Un discours dangereux cherche à imposer l’idée qu’Haïti serait le pire pays au monde, comme si l’insécurité était une singularité haïtienne, comme si la violence, la pauvreté ou l’instabilité n’existaient nulle part ailleurs. Cette narration est fausse, malhonnête et profondément destructrice.
Dans le monde réel, la violence est une réalité partagée par de nombreux peuples.
En Ukraine, des milliers de civils et de soldats tombent sous les bombes.
En Palestine, des générations entières grandissent sous l’occupation et les bombardements.
En Israël, la population vit sous la menace permanente des roquettes.
En Syrie, la guerre a détruit des villes entières.
En Irak, en Afghanistan et en Libye, les conflits ont laissé des sociétés brisées.
En République démocratique du Congo, les massacres se répètent depuis des décennies.
Au Soudan et au Soudan du Sud, les guerres civiles ravagent les populations.
Au Mali, au Burkina Faso, au Niger, au Tchad et au Nigeria, le terrorisme frappe quotidiennement.
En Somalie, l’État peine à exister face à une insécurité chronique.
En Éthiopie, les conflits internes ont déplacé des millions de personnes.
Au Yémen, la famine et la guerre coexistent.
En Centrafrique, la violence communautaire est devenue structurelle.
Au Mozambique (Cabo Delgado), les attaques armées persistent.

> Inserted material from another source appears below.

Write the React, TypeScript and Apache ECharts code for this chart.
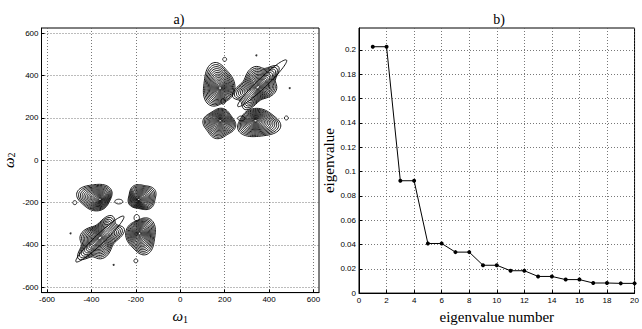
import React, { useEffect, useRef } from 'react';
import * as echarts from 'echarts';

// ---- data ----
const omegaTicks = [-600, -400, -200, 0, 200, 400, 600];
const eigenXTicks = [0, 2, 4, 6, 8, 10, 12, 14, 16, 18, 20];
const eigenYTicks = [0, 0.02, 0.04, 0.06, 0.08, 0.1, 0.12, 0.14, 0.16, 0.18, 0.2];
const eigenNumbers = [1, 2, 3, 4, 5, 6, 7, 8, 9, 10, 11, 12, 13, 14, 15, 16, 17, 18, 19, 20];
const eigenValues = [
  0.2026, 0.2026, 0.0924, 0.0924, 0.0408, 0.0408, 0.0337, 0.0337, 0.0229, 0.0229,
  0.0184, 0.0184, 0.0137, 0.0137, 0.0111, 0.0111, 0.0083, 0.0083, 0.008, 0.008,
];

// contour blobs:
// [outerX, outerY, radiusAlong, radiusAcross, angleDeg, levels, coreX, coreY, wobbleAmp, wobbleLobes, wobblePhaseDeg]
const upperBlobs = [
  [170, 355, 70, 100, 0, 16, 180, 340, 0.1, 3, 30],
  [345, 350, 118, 72, 45, 16, 350, 345, 0.14, 5, 10],
  [369, 364, 155, 22, 45, 1, 369, 364, 0.0, 1, 0],
  [176, 174, 70, 68, 0, 16, 180, 188, 0.07, 4, 45],
  [352, 174, 95, 66, 0, 16, 338, 188, 0.09, 3, 60],
  [275, 198, 16, 11, 0, 1, 275, 198, 0.0, 1, 0],
  [193, 278, 10, 13, 0, 1, 193, 278, 0.0, 1, 0],
];
const lowerBlobs = [
  [-384, -172, 78, 62, 0, 16, -360, -185, 0.09, 3, 240],
  [-172, -174, 64, 60, 0, 16, -188, -186, 0.07, 4, 225],
  [-362, -372, 118, 72, 45, 16, -362, -366, 0.14, 5, 190],
  [-362, -372, 152, 22, 45, 1, -362, -372, 0.0, 1, 0],
  [-174, -356, 66, 85, 0, 16, -184, -345, 0.1, 3, 210],
  [-277, -195, 18, 11, 0, 1, -277, -195, 0.0, 1, 0],
  [-196, -272, 12, 16, 0, 1, -196, -272, 0.0, 1, 0],
];
const isolatedRings = [[200, 477], [478, 200], [-475, -200], [-200, -475]];
const isolatedDots = [[343, 496], [493, 341], [-494, -345], [-300, -494]];

const serif = 'Liberation Serif';
const sans = 'Liberation Sans';

function renderBlob(_params: any, api: any) {
  const cx = api.value(0), cy = api.value(1);
  const rx = api.value(2), ry = api.value(3);
  const ang = (api.value(4) * Math.PI) / 180;
  const n = api.value(5);
  const kx = api.value(6), ky = api.value(7);
  const wa = api.value(8), wm = api.value(9), wp = (api.value(10) * Math.PI) / 180;
  const children: any[] = [];
  for (let k = 0; k < n; k++) {
    const s = n === 1 ? 1 : 0.05 + 0.95 * Math.pow(1 - k / n, 1.3);
    const ox = kx + (cx - kx) * s;
    const oy = ky + (cy - ky) * s;
    const amp = wa * s;
    const pts: number[][] = [];
    for (let j = 0; j <= 72; j++) {
      const th = (j / 72) * Math.PI * 2;
      const f = 1 + amp * Math.cos(wm * th + wp);
      const ex = rx * s * f * Math.cos(th);
      const ey = ry * s * f * Math.sin(th);
      const x = ox + ex * Math.cos(ang) - ey * Math.sin(ang);
      const y = oy + ex * Math.sin(ang) + ey * Math.cos(ang);
      pts.push(api.coord([x, y]));
    }
    children.push({
      type: 'polyline',
      shape: { points: pts },
      style: { stroke: '#000', fill: null, lineWidth: 0.9 },
    });
  }
  return { type: 'group', children };
}

const gridLine = { show: true, lineStyle: { color: '#555', type: [1, 2], width: 0.8 } };
const axisLineBlack = { show: true, onZero: false, lineStyle: { color: '#000', width: 1 } };
const labelStyle = { color: '#000', fontSize: 8, fontFamily: sans };
const omegaRich = {
  w: { fontFamily: serif, fontStyle: 'italic', fontSize: 15, color: '#000' },
  s: { fontFamily: serif, fontSize: 10, color: '#000', verticalAlign: 'bottom', padding: [6, 0, 0, 0] },
};

export default function App() {
  const ref = useRef<HTMLDivElement>(null);
  useEffect(() => {
    if (!ref.current) return;
    const chart = echarts.init(ref.current, undefined, { renderer: 'svg' });
    chart.setOption({
      animation: false,
      backgroundColor: '#fff',
      grid: [
        { left: 39, top: 28, width: 280, height: 280, show: true, borderColor: '#000', borderWidth: 1 },
        { left: 359, top: 28, width: 280, height: 280, show: true, borderColor: '#000', borderWidth: 1 },
      ],
      graphic: [
        { type: 'text', x: 179, y: 12, style: { text: 'a)', font: `14px "${serif}"`, fill: '#000', align: 'center' } },
        { type: 'text', x: 499, y: 12, style: { text: 'b)', font: `14px "${serif}"`, fill: '#000', align: 'center' } },
      ],
      xAxis: [
        {
          gridIndex: 0, type: 'value', min: -625, max: 625,
          axisLine: axisLineBlack,
          axisTick: { show: true, inside: true, length: 3, customValues: omegaTicks, lineStyle: { color: '#000' } },
          axisLabel: { ...labelStyle, margin: 3, customValues: omegaTicks },
          splitLine: gridLine,
          name: '{w|ω}{s|1}', nameLocation: 'middle', nameGap: -3,
          nameTextStyle: { rich: omegaRich },
        },
        {
          gridIndex: 1, type: 'value', min: 0, max: 20,
          axisLine: axisLineBlack,
          axisTick: { show: true, inside: true, length: 3, customValues: eigenXTicks, lineStyle: { color: '#000' } },
          axisLabel: { ...labelStyle, margin: 3, customValues: eigenXTicks },
          splitLine: gridLine,
          name: 'eigenvalue number', nameLocation: 'middle', nameGap: -3,
          nameTextStyle: { fontFamily: serif, fontSize: 15, color: '#000', verticalAlign: 'top' },
        },
      ],
      yAxis: [
        {
          gridIndex: 0, type: 'value', min: -625, max: 625,
          axisLine: axisLineBlack,
          axisTick: { show: true, inside: true, length: 3, customValues: omegaTicks, lineStyle: { color: '#000' } },
          axisLabel: { ...labelStyle, margin: 3, customValues: omegaTicks },
          splitLine: gridLine,
          name: '{w|ω}{s|2}', nameLocation: 'middle', nameGap: 25, nameRotate: 90,
          nameTextStyle: { rich: omegaRich },
        },
        {
          gridIndex: 1, type: 'value', min: 0, max: 0.218,
          axisLine: axisLineBlack,
          axisTick: { show: true, inside: true, length: 3, customValues: eigenYTicks, lineStyle: { color: '#000' } },
          axisLabel: { ...labelStyle, margin: 3, customValues: eigenYTicks, formatter: (v: number) => String(v) },
          splitLine: gridLine,
          name: 'eigenvalue', nameLocation: 'middle', nameGap: 19, nameRotate: 90,
          nameTextStyle: { fontFamily: serif, fontSize: 15, color: '#000' },
        },
      ],
      series: [
        {
          type: 'custom', xAxisIndex: 0, yAxisIndex: 0,
          renderItem: renderBlob,
          encode: { x: 0, y: 1 },
          data: [...upperBlobs, ...lowerBlobs],
          silent: true,
        },
        {
          type: 'scatter', xAxisIndex: 0, yAxisIndex: 0,
          data: isolatedRings, symbol: 'circle', symbolSize: 4,
          itemStyle: { color: '#fff', borderColor: '#000', borderWidth: 1 },
        },
        {
          type: 'scatter', xAxisIndex: 0, yAxisIndex: 0,
          data: isolatedDots, symbol: 'circle', symbolSize: 2,
          itemStyle: { color: '#000' },
        },
        {
          type: 'line', xAxisIndex: 1, yAxisIndex: 1,
          data: eigenNumbers.map((n, i) => [n, eigenValues[i]]),
          symbol: 'circle', symbolSize: 4,
          lineStyle: { color: '#000', width: 1 },
          itemStyle: { color: '#000' },
        },
      ],
    });
    return () => chart.dispose();
  }, []);
  return <div ref={ref} style={{ position: 'fixed', left: 0, top: 0, width: 642, height: 329 }} />;
}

Au Myanmar, la répression militaire est sanglante.
Au Pakistan et au Sri Lanka, les tensions ethniques et religieuses ont fait des milliers de victimes.
En Colombie, la violence armée n’a jamais totalement disparu.
Au Mexique, les cartels transforment des régions entières en zones de guerre.
Au Venezuela, la crise économique et sociale pousse à l’exil massif.
Au Brésil, certaines favelas vivent sous la loi des armes.
Au Salvador, au Honduras et au Guatemala, les gangs imposent la terreur.
Même dans des pays dits développés, la violence existe :
aux États-Unis, les fusillades de masse se multiplient ;
en France, en Belgique et en Suède, l’insécurité urbaine progresse ;
au Royaume-Uni, les violences au couteau font chaque année des victimes.
Et pourtant, aucun de ces peuples ne passe son temps à proclamer que son pays ne mérite plus d’exister.
Chaque nation porte ses crises, ses drames et ses contradictions. Mais aucune ne conditionne son humanité à l’obtention d’un visa.
Et pourtant, chez nous, certains préfèrent risquer la mort, l’humiliation, la déportation ou l’enfermement dans des prisons étrangères — ironiquement surnommées « prisons aux alligators » — plutôt que de revenir avec dignité sur leur terre natale.
Voilà le génocide moderne :
détruire un peuple sans bombes ni balles, simplement en l’amenant à haïr sa propre patrie.
Lorsque ce discours est relayé par une partie de l’élite et amplifié par la masse, il devient une arme de destruction psychologique. Il fabrique des esprits convaincus que la dignité humaine commence à Miami, Montréal ou Paris. Or Haïti ne se résume pas à Port-au-Prince.
Haïti, ce sont aussi ses provinces, ses terres, son peuple, son intelligence collective et son potentiel inexploité.
Lorsque vous disposez d’une plateforme à l’étranger, d’une voix dans la diaspora ou d’une influence communautaire, votre responsabilité n’est pas de nourrir la haine de la patrie, mais de participer à sa reconstruction morale, politique et économique.
Haïti traverse l’un des moments les plus sombres de son histoire contemporaine. Pourtant, ses ancêtres ont cru en cette terre alors qu’ils n’étaient même pas reconnus comme des êtres humains. Ils ont choisi de bâtir une nation libre plutôt que de rester esclaves dans la cour du maître.
Aujourd’hui, on affirme que « les intelligents quittent le pays ». À force de glorifier la fuite, nous finissons par célébrer notre propre effacement. Dans la vie des peuples, on ne fuit pas éternellement les problèmes : on les affronte, on les comprend et on les résout.
Les Africains ont longtemps été enfermés dans cette logique du départ permanent. Aujourd’hui, nombreux sont ceux qui prennent conscience et investissent dans leurs pays.
Ne voyez-vous pas qu’en détruisant Haïti par le discours, vous préparez aussi votre marginalisation sur la scène internationale ? On ne respecte jamais un peuple qui méprise sa propre terre. Les discours qui circulent dans la société haïtienne ne sont pas innocents : ils servent à formater les esprits pour faire croire que, sans les États-Unis, le Canada ou l’Europe, nous serions moins humains.
C’est faux, c’est toxique et c’est une trahison nationale.